Right out of the gate, you have a system where work is done independent of other teams. There are firm boundaries between each set of tasks and unless input is explicitly sought out, each step of the process is done from a single point of view.
If there is debate at the end of any stage, teams have to get together, come back up to speed on the issues, and then work towards a compromise under a new set of constraints.
This leads to less effective solutions that take longer to be deployed. That’s why most modern software development teams – and IT organizations in general – have changed how they work. Now is the time for the entire business to adopt an agile approach to IT.
Small changes, faster
You’ve probably heard of “DevOps” (it was, after all, last year’s hottest buzzword). DevOps is an approach to building solutions where the development and operations teams work together to deliver small improvements quickly. After each improvement, a quick temperature check is made to ensure that the solution is on target to meet the goals set out by the business.
The primary goal of DevOps is to eliminate the barrier between development and operations. This is leading to more robust applications being built because each decision is weighed by both it’s design/code impact and its operational cost. Having the additional perspective from operations weighing in on development at the time the code is written means that assumptions aren’t made and questions aren’t answered in isolation.
DevOps is seeing success in both small teams and large enterprises. Due to its success, the approach is starting to be applied with a wider brush. Organizations are starting to ensure that all teams are working together in order to ensure that IT solutions are delivered quickly and meet the requirements set out by the business.
It’s hard to deny that an IT solution is better when multiple teams help bring it to production. Multiple points of view ensure that any trade offs are balanced and reasonable. No longer does one team dictate what ends up being delivered.
Successful teams are moving away from the silo approach and have started collaborating together like never before.
This is a major culture shock. It’s not uncommon for people from the business unit, development team, security, and operations to be working closely as an ad-hoc team. The challenge here is that there are different reporting structures in play and potentially different priorities. It’s not an easy transition but it is worth the effort.
Collaborating in teams that span organizational structures requires that people are empowered to make decisions and compromises in order to deliver a solution that is the best for the business.
For more traditional organizations, that’s a very scary thought. The good news is that organizations who adapt will be successful. They will rapidly develop and deliver tools that actually meet their business needs.
Organizations that re-enforce their siloes and require as much vertical communications as horizontal will continue to fall behind. This self-fulfilling spiral will quickly impact the bottom line as their competitors (who have adapted) can execute better in the market.
Move fast and succeed
Don’s post raises important points that need to be kept in mind when looking at how your organization delivers IT solutions.

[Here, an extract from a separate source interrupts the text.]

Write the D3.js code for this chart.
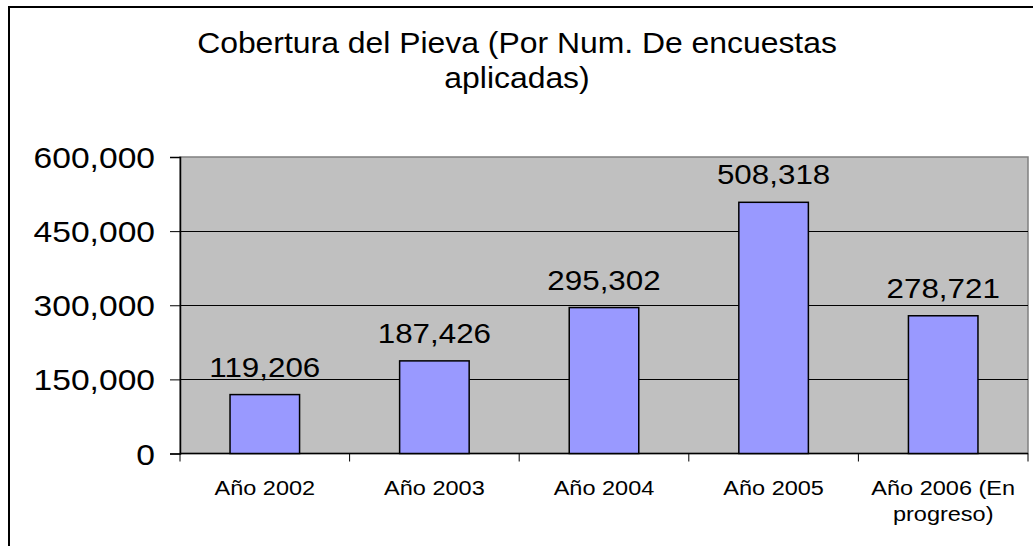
<!DOCTYPE html>
<html>
<head>
<meta charset="utf-8">
<script src="https://cdn.jsdelivr.net/npm/d3@7/dist/d3.min.js"></script>
<style>
  html, body { margin: 0; padding: 0; background: #fff; }
  text { font-family: "Liberation Sans", Arial, sans-serif; fill: #000; }
</style>
</head>
<body>
<div id="chart"></div>
<script>
var categories = [["Año 2002"], ["Año 2003"], ["Año 2004"], ["Año 2005"], ["Año 2006 (En", "progreso)"]];
var values = [119206, 187426, 295302, 508318, 278721];
var yTicks = [0, 150000, 300000, 450000, 600000];
var titleLines = ["Cobertura del Pieva (Por Num. De encuestas", "aplicadas)"];

var width = 1033, height = 546;
var plot = { left: 180, top: 157, right: 1028, bottom: 453.5 };

var svg = d3.select("#chart").append("svg")
  .attr("width", width)
  .attr("height", height);

// outer chart border (right and bottom are cut off)
svg.append("rect")
  .attr("x", 9).attr("y", 7)
  .attr("width", 1100).attr("height", 600)
  .attr("fill", "#fff")
  .attr("stroke", "#000")
  .attr("stroke-width", 2);

// the original text is a bit wider than plain Arial
function label(sel, x, y, txt, size, anchor, stretch) {
  return sel.append("text")
    .attr("transform", "translate(" + x + "," + y + ") scale(" + (stretch || 1.12) + ",1)")
    .attr("text-anchor", anchor || "middle")
    .style("font-size", size + "px")
    .text(txt);
}

var x = d3.scaleBand()
  .domain(d3.range(categories.length))
  .range([plot.left, plot.right])
  .paddingInner(0.59)
  .paddingOuter(0.295);

var y = d3.scaleLinear()
  .domain([0, 600000])
  .range([plot.bottom, plot.top]);

// plot area
svg.append("rect")
  .attr("x", plot.left).attr("y", plot.top)
  .attr("width", plot.right - plot.left)
  .attr("height", plot.bottom - plot.top)
  .attr("fill", "#c0c0c0")
  .attr("stroke", "#808080")
  .attr("stroke-width", 1.5);

// gridlines
svg.append("g").selectAll("line")
  .data(yTicks.filter(function(d) { return d > 0 && d < 600000; }))
  .enter().append("line")
    .attr("x1", plot.left).attr("x2", plot.right)
    .attr("y1", function(d) { return Math.round(y(d)) + 0.5; })
    .attr("y2", function(d) { return Math.round(y(d)) + 0.5; })
    .attr("stroke", "#000")
    .attr("stroke-width", 1);

// y axis
var fmt = d3.format(",");
var yAxis = svg.append("g")
  .attr("transform", "translate(" + plot.left + ",0)")
  .call(d3.axisLeft(y).tickValues(yTicks).tickSize(10).tickFormat(""));
yAxis.select(".domain").attr("stroke", "#000").attr("stroke-width", 1.5);
yAxis.selectAll(".tick line").attr("stroke", "#000");
yTicks.forEach(function(t) {
  label(svg, 155, y(t) + 11, fmt(t), 30, "end");
});

// x axis
var xAxis = svg.append("g")
  .attr("transform", "translate(0," + plot.bottom + ")");
xAxis.append("line")
  .attr("x1", plot.left).attr("x2", plot.right)
  .attr("stroke", "#000").attr("stroke-width", 1.5);
var step = x.step();
xAxis.selectAll(".xtick")
  .data(d3.range(categories.length + 1))
  .enter().append("line")
    .attr("class", "xtick")
    .attr("x1", function(i) { return plot.left + i * step; })
    .attr("x2", function(i) { return plot.left + i * step; })
    .attr("y1", 0).attr("y2", 8)
    .attr("stroke", "#000");

categories.forEach(function(lines, i) {
  var cx = x(i) + x.bandwidth() / 2;
  lines.forEach(function(l, j) {
    label(svg, cx, 495 + j * 26, l, 21);
  });
});

// bars
svg.append("g").selectAll("rect")
  .data(values)
  .enter().append("rect")
    .attr("x", function(d, i) { return x(i); })
    .attr("y", function(d) { return y(d); })
    .attr("width", x.bandwidth())
    .attr("height", function(d) { return plot.bottom - y(d); })
    .attr("fill", "#9999ff")
    .attr("stroke", "#000")
    .attr("stroke-width", 1.5);

// value labels
values.forEach(function(v, i) {
  label(svg, x(i) + x.bandwidth() / 2, y(v) - 18, fmt(v), 28);
});

// title
titleLines.forEach(function(l, j) {
  label(svg, 517, 53 + j * 35, l, 29, "middle", 1.1);
});
</script>
</body>
</html>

Change should be “well-orchestrated and well-managed” but that doesn’t have to slow you down.
Successful businesses know that IT is a critical piece of the fabric of the business. It is interwoven into everything the business does. Because of that, all team needs to be involved in delivering IT solutions.
Taking a traditional silo approach where each team hands off to the next is a recipe for disaster. When/if a solution is eventually delivered, it will probably be out of touch with the business needs, over budget, and only add to the technical debt facing the organization. The longer it takes to deliver an IT solution, the more likely it is to fail.
Creating ad-hoc teams that are empowered to make decisions allows the business to shift to a culture that delivers smaller changes faster. As the culture shifts and teams get more comfortable working in this way, the pace of change actually increases!
Move in smaller increments faster and you’ll finally unlock the power that an integration approach to IT can bring to your business.